▶ **DATA FOR THE TASK**
____

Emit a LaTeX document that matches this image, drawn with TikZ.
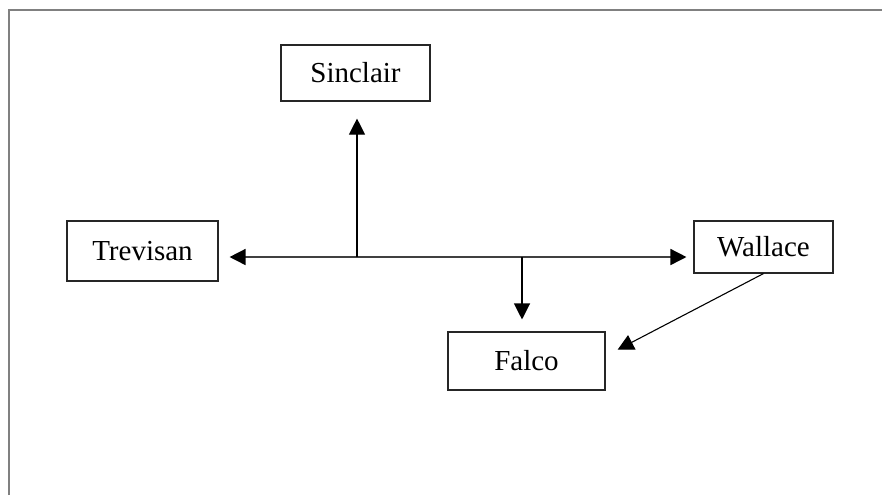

____

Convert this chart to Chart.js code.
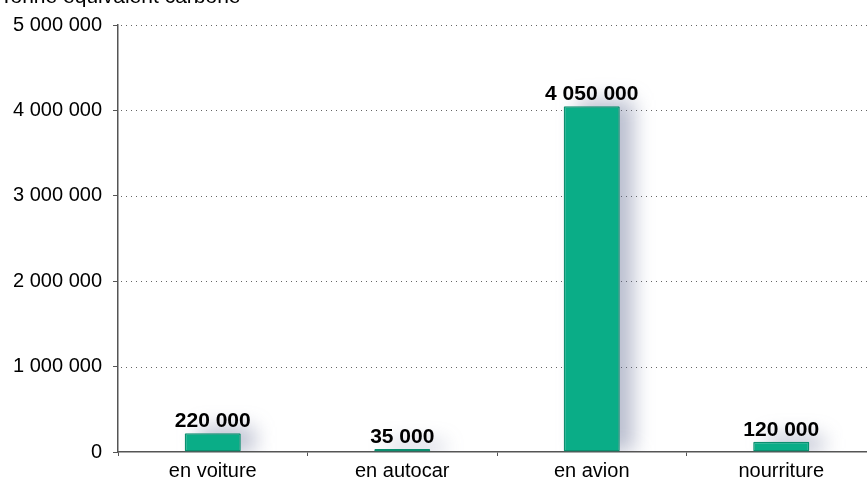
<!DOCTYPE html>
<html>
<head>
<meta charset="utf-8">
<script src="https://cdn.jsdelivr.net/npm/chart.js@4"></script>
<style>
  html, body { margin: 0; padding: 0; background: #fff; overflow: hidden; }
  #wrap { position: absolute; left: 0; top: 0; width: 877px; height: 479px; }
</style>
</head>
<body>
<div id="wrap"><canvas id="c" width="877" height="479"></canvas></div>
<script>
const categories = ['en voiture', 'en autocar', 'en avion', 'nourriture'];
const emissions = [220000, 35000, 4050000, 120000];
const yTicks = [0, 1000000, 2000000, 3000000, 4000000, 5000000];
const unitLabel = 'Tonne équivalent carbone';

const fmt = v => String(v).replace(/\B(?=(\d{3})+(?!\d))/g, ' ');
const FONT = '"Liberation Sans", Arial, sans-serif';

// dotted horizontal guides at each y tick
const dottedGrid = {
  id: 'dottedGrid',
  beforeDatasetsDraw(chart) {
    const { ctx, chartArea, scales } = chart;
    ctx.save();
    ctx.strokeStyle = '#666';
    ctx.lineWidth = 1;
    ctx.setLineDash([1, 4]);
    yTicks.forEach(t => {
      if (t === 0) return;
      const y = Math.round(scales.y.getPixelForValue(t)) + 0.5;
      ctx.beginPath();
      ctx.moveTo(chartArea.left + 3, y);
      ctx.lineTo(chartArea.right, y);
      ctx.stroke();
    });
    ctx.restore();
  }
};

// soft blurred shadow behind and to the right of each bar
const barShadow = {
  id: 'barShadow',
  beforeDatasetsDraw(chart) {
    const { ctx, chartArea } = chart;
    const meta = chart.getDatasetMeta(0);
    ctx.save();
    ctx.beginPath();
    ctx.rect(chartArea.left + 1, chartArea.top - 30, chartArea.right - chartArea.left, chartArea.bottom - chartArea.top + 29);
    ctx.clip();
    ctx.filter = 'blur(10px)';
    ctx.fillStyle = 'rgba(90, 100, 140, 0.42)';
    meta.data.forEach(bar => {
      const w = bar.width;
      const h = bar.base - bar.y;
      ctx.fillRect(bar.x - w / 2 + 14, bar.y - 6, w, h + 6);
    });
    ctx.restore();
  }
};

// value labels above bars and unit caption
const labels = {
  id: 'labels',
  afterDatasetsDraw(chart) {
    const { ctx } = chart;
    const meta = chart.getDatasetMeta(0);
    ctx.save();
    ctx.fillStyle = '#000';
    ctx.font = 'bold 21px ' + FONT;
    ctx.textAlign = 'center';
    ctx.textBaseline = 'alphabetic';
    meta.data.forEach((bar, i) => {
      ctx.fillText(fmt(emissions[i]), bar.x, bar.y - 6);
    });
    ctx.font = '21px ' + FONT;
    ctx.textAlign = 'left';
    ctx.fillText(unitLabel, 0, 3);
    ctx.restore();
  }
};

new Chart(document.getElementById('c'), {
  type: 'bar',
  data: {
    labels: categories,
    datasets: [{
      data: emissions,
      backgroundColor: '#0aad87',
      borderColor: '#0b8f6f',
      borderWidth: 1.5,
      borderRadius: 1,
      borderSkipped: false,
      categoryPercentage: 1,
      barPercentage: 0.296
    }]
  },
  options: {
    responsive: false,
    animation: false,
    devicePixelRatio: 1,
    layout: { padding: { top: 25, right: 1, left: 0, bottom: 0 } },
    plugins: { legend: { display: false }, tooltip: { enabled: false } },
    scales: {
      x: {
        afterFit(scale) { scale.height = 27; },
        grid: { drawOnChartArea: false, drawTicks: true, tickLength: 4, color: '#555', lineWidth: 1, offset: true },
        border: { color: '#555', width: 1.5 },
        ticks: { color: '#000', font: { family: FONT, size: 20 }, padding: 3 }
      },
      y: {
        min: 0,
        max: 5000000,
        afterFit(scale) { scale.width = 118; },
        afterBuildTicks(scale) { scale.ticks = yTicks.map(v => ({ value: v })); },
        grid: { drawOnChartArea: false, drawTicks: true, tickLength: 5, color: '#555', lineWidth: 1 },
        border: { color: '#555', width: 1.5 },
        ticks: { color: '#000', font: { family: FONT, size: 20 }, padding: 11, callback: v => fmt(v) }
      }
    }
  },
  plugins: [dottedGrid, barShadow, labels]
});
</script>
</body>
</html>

____

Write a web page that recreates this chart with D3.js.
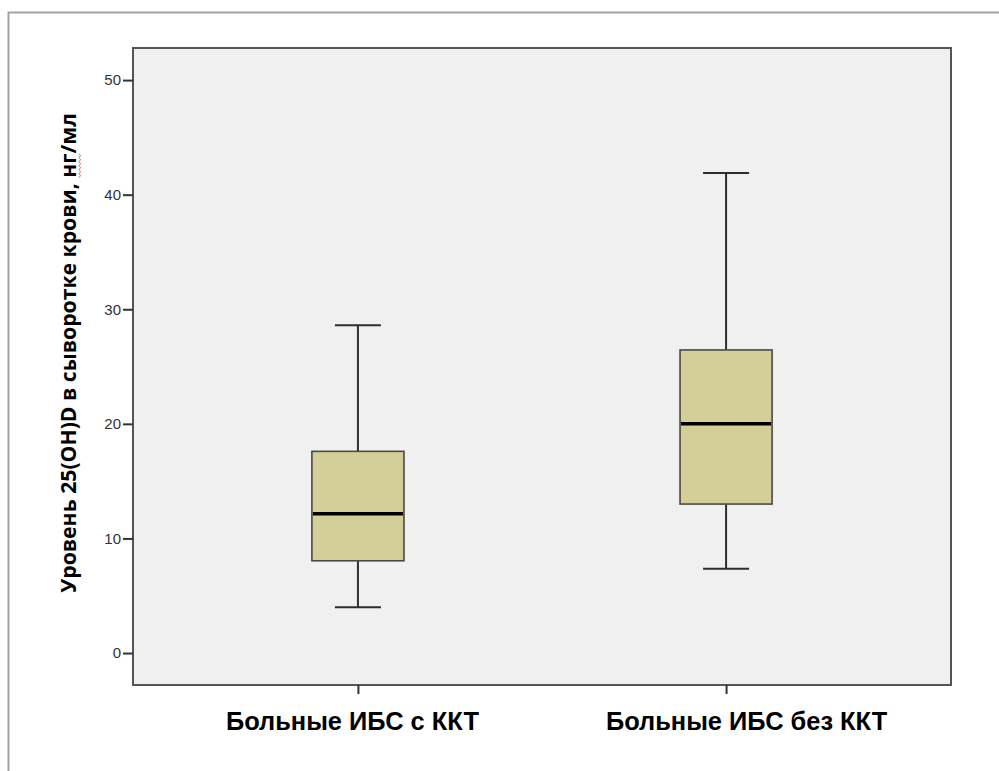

____

▶ **TO DO**
Pick out each line containing the string "document" and copy it.

▶ **TASK SOLUTION**
Emit a LaTeX document that matches this image, drawn with TikZ.
new Chart(document.getElementById('c'), {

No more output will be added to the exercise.